— start —
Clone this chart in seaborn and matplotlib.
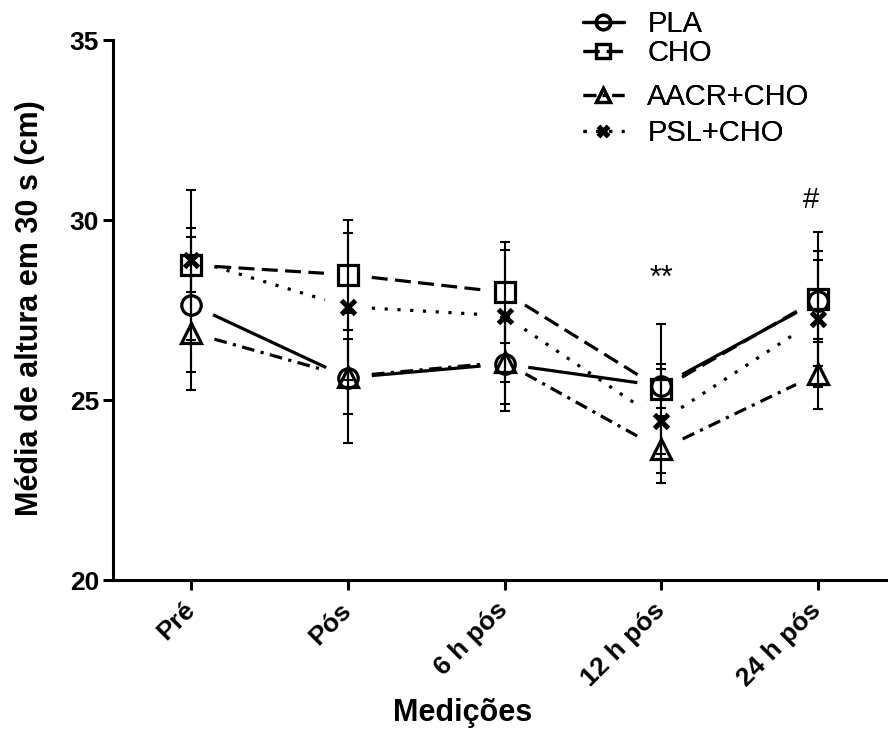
import numpy as np
import pandas as pd
import matplotlib
matplotlib.use("Agg")
import matplotlib.pyplot as plt
from matplotlib.lines import Line2D
import seaborn as sns

# ---------------- data ----------------
categories = ['Pré', 'Pós', '6 h pós', '12 h pós', '24 h pós']
series_names = ['PLA', 'CHO', 'AACR+CHO', 'PSL+CHO']

pla_mean = [27.65, 25.62, 26.00, 25.39, 27.75]
pla_sd = [1.87, 1.81, 1.30, 0.60, 1.14]
cho_mean = [28.75, 28.48, 27.99, 25.30, 27.80]
cho_sd = [2.07, 1.53, 1.41, 1.81, 1.86]
aacr_mean = [26.87, 25.65, 26.05, 23.63, 25.72]
aacr_sd = [1.59, 1.05, 1.15, 0.93, 0.98]
psl_mean = [28.90, 27.59, 27.34, 24.42, 27.25]
psl_sd = [0.89, 2.04, 1.84, 1.44, 1.89]

y_ticks = [20, 25, 30, 35]
annot_12h = '**'
annot_24h = '#'

# ---------------- style ----------------
sns.set_style('ticks')
plt.rcParams['font.family'] = ['Liberation Sans', 'DejaVu Sans']
for k in ['text.color', 'axes.labelcolor', 'xtick.color', 'ytick.color',
          'axes.edgecolor']:
    plt.rcParams[k] = 'black'

means = [pla_mean, cho_mean, aacr_mean, psl_mean]
sds = [pla_sd, cho_sd, aacr_sd, psl_sd]
markers = ['o', 's', '^', 'x']
msizes = [14, 14, 14, 10]
mews = [2.3, 2.3, 2.3, 3.6]
lstyles = ['-', (0, (5, 2.3)), (0, (4, 2, 1, 2)), (0, (1, 3))]

W, H = 888, 733
fig = plt.figure(figsize=(W / 100, H / 100), dpi=100)
ax_left, ax_right, ax_top, ax_bottom = 113, 896, 40, 580
ax = fig.add_axes([ax_left / W, 1 - ax_bottom / H,
                   (ax_right - ax_left) / W, (ax_bottom - ax_top) / H])
ax.set_xlim(-0.5, 4.5)
ax.set_ylim(20, 35)

xpos = np.arange(len(categories))
rows = []
for name, m, s in zip(series_names, means, sds):
    for i, c in enumerate(categories):
        rows.append(dict(group=name, idx=i, cat=c, mean=m[i], sd=s[i]))
df = pd.DataFrame(rows)

# error bars
for name in series_names:
    d = df[df.group == name]
    ax.errorbar(d.idx, d['mean'], yerr=d.sd, fmt='none', ecolor='black',
                elinewidth=1.5, capsize=3.5, capthick=1.5, zorder=2)

# markers via seaborn
for name, mk, ms, mew in zip(series_names, markers, msizes, mews):
    d = df[df.group == name]
    sns.lineplot(data=d, x='idx', y='mean', ax=ax, linestyle='', marker=mk,
                 markersize=ms, markerfacecolor='none', markeredgecolor='black',
                 markeredgewidth=mew, color='black', legend=False, zorder=3,
                 errorbar=None, sort=False)


# connecting lines with gaps around markers (computed from data in display space)
def gapped_line(ax, xs, ys, gap_px, **kw):
    T = ax.transData
    pts = T.transform(np.column_stack([xs, ys]))
    inv = T.inverted()
    for p0, p1 in zip(pts[:-1], pts[1:]):
        dvec = p1 - p0
        L = np.hypot(*dvec)
        u = dvec / L
        seg = inv.transform(np.array([p0 + u * gap_px, p1 - u * gap_px]))
        ax.plot(seg[:, 0], seg[:, 1], **kw)


for name, ls in zip(series_names, lstyles):
    d = df[df.group == name]
    gapped_line(ax, d.idx.values, d['mean'].values, 24, color='black',
                lw=2.3, linestyle=ls, zorder=2.5, dash_capstyle='butt',
                solid_capstyle='butt')

# annotations
ax.text(3, 28.35, annot_12h, ha='center', va='center', fontsize=22)
ax.text(3.96, 30.55, annot_24h, ha='center', va='center', fontsize=21)

# axes styling
ax.set_xticks(xpos)
ax.set_xticklabels(categories, rotation=45, ha='right', va='center',
                   rotation_mode='anchor', fontweight='bold', fontsize=19)
ax.set_yticks(y_ticks)
ax.set_yticklabels([str(t) for t in y_ticks], fontweight='bold', fontsize=19)
ax.tick_params(axis='both', length=7, width=2.2, color='black', direction='out')
ax.tick_params(axis='x', pad=12)
ax.tick_params(axis='y', pad=3)
for side in ['top', 'right']:
    ax.spines[side].set_visible(False)
for side in ['left', 'bottom']:
    ax.spines[side].set_linewidth(2.2)
    ax.spines[side].set_color('black')

ax.set_xlabel('Medições', fontweight='bold', fontsize=22)
ax.set_ylabel('Média de altura em 30 s (cm)', fontweight='bold', fontsize=22)
ax.xaxis.set_label_coords((463 - ax_left) / (ax_right - ax_left),
                          (ax_bottom - 713) / (ax_bottom - ax_top))
ax.xaxis.label.set_va('center')
ax.yaxis.set_label_coords((30 - ax_left) / (ax_right - ax_left),
                          (ax_bottom - 308) / (ax_bottom - ax_top))
ax.yaxis.label.set_va('center')

# legend: separate entries (uneven vertical spacing as in reference)
legend_y = [24, 53, 97, 133]
for name, mk, ms, mew, ls, ly in zip(series_names, markers, msizes, mews, lstyles, legend_y):
    h = Line2D([], [], color='black', lw=2.3, linestyle=ls, marker=mk,
               markersize=ms * 0.75, markerfacecolor='none',
               markeredgecolor='black', markeredgewidth=mew)
    leg = fig.legend([h], [name], loc='center left',
                     bbox_to_anchor=(583 / W, 1 - ly / H), frameon=False,
                     fontsize=21, handlelength=1.4, handletextpad=0.8,
                     borderpad=0, borderaxespad=0)
    fig.add_artist(leg)

fig.savefig('out.png', dpi=100)
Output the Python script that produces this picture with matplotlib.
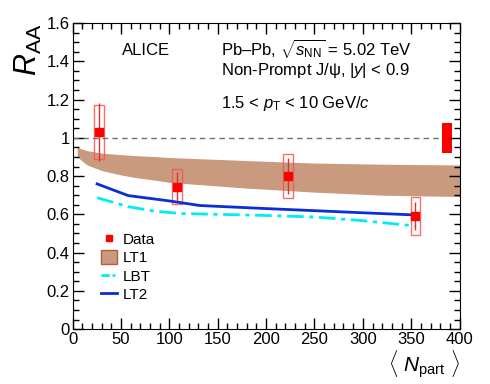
import matplotlib
matplotlib.use("Agg")
import matplotlib.pyplot as plt
from matplotlib.patches import Rectangle, Patch
from matplotlib.lines import Line2D
from matplotlib.ticker import MultipleLocator

plt.rcParams['font.family'] = ['Liberation Sans', 'DejaVu Sans']
plt.rcParams['mathtext.fontset'] = 'custom'
plt.rcParams['mathtext.rm'] = 'Liberation Sans'
plt.rcParams['mathtext.it'] = 'Liberation Sans:italic'

###### dados (ALICE non-prompt J/psi)
npart = [27.5, 108.3, 223, 354.3]
raa = [1.03, 0.745, 0.80, 0.592]
stat = [0.15, 0.074, 0.094, 0.074]
syst = [0.14, 0.092, 0.116, 0.099]
box_hw = 5.0

glob_x = [382, 392]
glob_unc = 0.08

###### modelos
lt1_x = [4.8, 10, 15, 30, 50, 65, 85, 100, 180, 250, 320, 400]
lt1_hi = [0.951, 0.941, 0.933, 0.920, 0.912, 0.907, 0.902, 0.897, 0.881, 0.868, 0.862, 0.858]
lt1_lo = [0.902, 0.878, 0.858, 0.829, 0.806, 0.792, 0.779, 0.767, 0.737, 0.716, 0.700, 0.693]

lbt_x = [25.4, 57.5, 83, 111, 150, 200, 250, 297, 355]
lbt_y = [0.687, 0.640, 0.618, 0.604, 0.600, 0.594, 0.586, 0.568, 0.539]

lt2_x = [25.4, 57.5, 100, 131.6, 200, 255, 300, 352]
lt2_y = [0.759, 0.698, 0.670, 0.646, 0.630, 0.618, 0.608, 0.597]

band_col = '#c99a7e'

fig = plt.figure(figsize=(4.9, 3.84), dpi=100)
ax = fig.add_axes([0.148, 0.143, 0.790, 0.797])

####### linha em 1
ax.plot([0, 380], [1, 1], ls=(0, (4, 3)), color='#707070', lw=1)

####### banda LT1 e curvas
ax.fill_between(lt1_x, lt1_lo, lt1_hi, color=band_col, lw=0)
ax.plot(lbt_x, lbt_y, color='#00eeee', lw=2, ls=(0, (6, 2, 1.5, 2)))
ax.plot(lt2_x, lt2_y, color='#0a2ed4', lw=2)

####### incertezas sistematicas (caixas)
for x, y, s in zip(npart, raa, syst):
    ax.add_patch(Rectangle((x - box_hw, y - s), 2 * box_hw, 2 * s,
                           facecolor='none', edgecolor='#ff5050', lw=1, alpha=0.85))
ax.errorbar(npart, raa, yerr=stat, fmt='none', ecolor='#e03030', elinewidth=1, capsize=0)
ax.plot(npart, raa, 's', color='red', ms=5.2, mec='red')

####### incerteza global
ax.add_patch(Rectangle((glob_x[0], 1 - glob_unc), glob_x[1] - glob_x[0], 2 * glob_unc,
                       facecolor='red', edgecolor='red', lw=0))

ax.set_xlim(0, 400)
ax.set_ylim(0, 1.6)
ax.xaxis.set_major_locator(MultipleLocator(50))
ax.xaxis.set_minor_locator(MultipleLocator(10))
ax.yaxis.set_major_locator(MultipleLocator(0.2))
ax.yaxis.set_minor_locator(MultipleLocator(0.05))
ax.tick_params(which='both', direction='in', top=True, right=True, labelsize=12, pad=2)
ax.tick_params(which='major', length=8, width=1)
ax.tick_params(which='minor', length=4, width=1)
ax.set_yticks([0, 0.2, 0.4, 0.6, 0.8, 1, 1.2, 1.4, 1.6])
ax.set_yticklabels(['0', '0.2', '0.4', '0.6', '0.8', '1', '1.2', '1.4', '1.6'])

ax.set_ylabel(r'$R_{\rm AA}$', fontsize=22, loc='top', labelpad=2)
ax.set_xlabel(r'$\langle\ N_{\rm part}\ \rangle$', fontsize=15, loc='right', labelpad=1)

####### textos
ax.text(0.127, 0.895, 'ALICE', transform=ax.transAxes, fontsize=12, va='baseline')
ax.text(0.383, 0.895, r'Pb–Pb, $\sqrt{s_{\rm NN}}$ = 5.02 TeV', transform=ax.transAxes,
        fontsize=12, va='baseline')
ax.text(0.383, 0.830, 'Non-Prompt J/ψ, |$y$| < 0.9', transform=ax.transAxes,
        fontsize=12, va='baseline')
ax.text(0.383, 0.722, r'1.5 < $p_{\rm T}$ < 10 GeV/$c$', transform=ax.transAxes,
        fontsize=12, va='baseline')

####### legenda
handles = [Line2D([], [], marker='s', color='red', ls='none', ms=5),
           Patch(facecolor=band_col, edgecolor='#b0603a', lw=1),
           Line2D([], [], color='#00eeee', lw=2, ls=(0, (3, 1, 1, 1))),
           Line2D([], [], color='#0a2ed4', lw=2)]
labels = ['Data', 'LT1', 'LBT', 'LT2']
ax.legend(handles, labels, loc='upper left', bbox_to_anchor=(101 / 490, 1 - 232 / 384),
          bbox_transform=fig.transFigure, frameon=False, fontsize=11,
          handlelength=1.05, handleheight=1.0, handletextpad=0.35,
          labelspacing=0.22, borderpad=0, borderaxespad=0)

fig.savefig('out.png', dpi=100)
— end —
■ WORK TO COMPLETE
Reproduce exactly the run of lines that opens the listing and closes with the line holding "elinewidth=1.5, capsize=3.5, capthick=1.5, zorder=2)". Pictures are excluded.

■ TASK RESULT
Clone this chart in seaborn and matplotlib.
import numpy as np
import pandas as pd
import matplotlib
matplotlib.use("Agg")
import matplotlib.pyplot as plt
from matplotlib.lines import Line2D
import seaborn as sns

# ---------------- data ----------------
categories = ['Pré', 'Pós', '6 h pós', '12 h pós', '24 h pós']
series_names = ['PLA', 'CHO', 'AACR+CHO', 'PSL+CHO']

pla_mean = [27.65, 25.62, 26.00, 25.39, 27.75]
pla_sd = [1.87, 1.81, 1.30, 0.60, 1.14]
cho_mean = [28.75, 28.48, 27.99, 25.30, 27.80]
cho_sd = [2.07, 1.53, 1.41, 1.81, 1.86]
aacr_mean = [26.87, 25.65, 26.05, 23.63, 25.72]
aacr_sd = [1.59, 1.05, 1.15, 0.93, 0.98]
psl_mean = [28.90, 27.59, 27.34, 24.42, 27.25]
psl_sd = [0.89, 2.04, 1.84, 1.44, 1.89]

y_ticks = [20, 25, 30, 35]
annot_12h = '**'
annot_24h = '#'

# ---------------- style ----------------
sns.set_style('ticks')
plt.rcParams['font.family'] = ['Liberation Sans', 'DejaVu Sans']
for k in ['text.color', 'axes.labelcolor', 'xtick.color', 'ytick.color',
          'axes.edgecolor']:
    plt.rcParams[k] = 'black'

means = [pla_mean, cho_mean, aacr_mean, psl_mean]
sds = [pla_sd, cho_sd, aacr_sd, psl_sd]
markers = ['o', 's', '^', 'x']
msizes = [14, 14, 14, 10]
mews = [2.3, 2.3, 2.3, 3.6]
lstyles = ['-', (0, (5, 2.3)), (0, (4, 2, 1, 2)), (0, (1, 3))]

W, H = 888, 733
fig = plt.figure(figsize=(W / 100, H / 100), dpi=100)
ax_left, ax_right, ax_top, ax_bottom = 113, 896, 40, 580
ax = fig.add_axes([ax_left / W, 1 - ax_bottom / H,
                   (ax_right - ax_left) / W, (ax_bottom - ax_top) / H])
ax.set_xlim(-0.5, 4.5)
ax.set_ylim(20, 35)

xpos = np.arange(len(categories))
rows = []
for name, m, s in zip(series_names, means, sds):
    for i, c in enumerate(categories):
        rows.append(dict(group=name, idx=i, cat=c, mean=m[i], sd=s[i]))
df = pd.DataFrame(rows)

# error bars
for name in series_names:
    d = df[df.group == name]
    ax.errorbar(d.idx, d['mean'], yerr=d.sd, fmt='none', ecolor='black',
                elinewidth=1.5, capsize=3.5, capthick=1.5, zorder=2)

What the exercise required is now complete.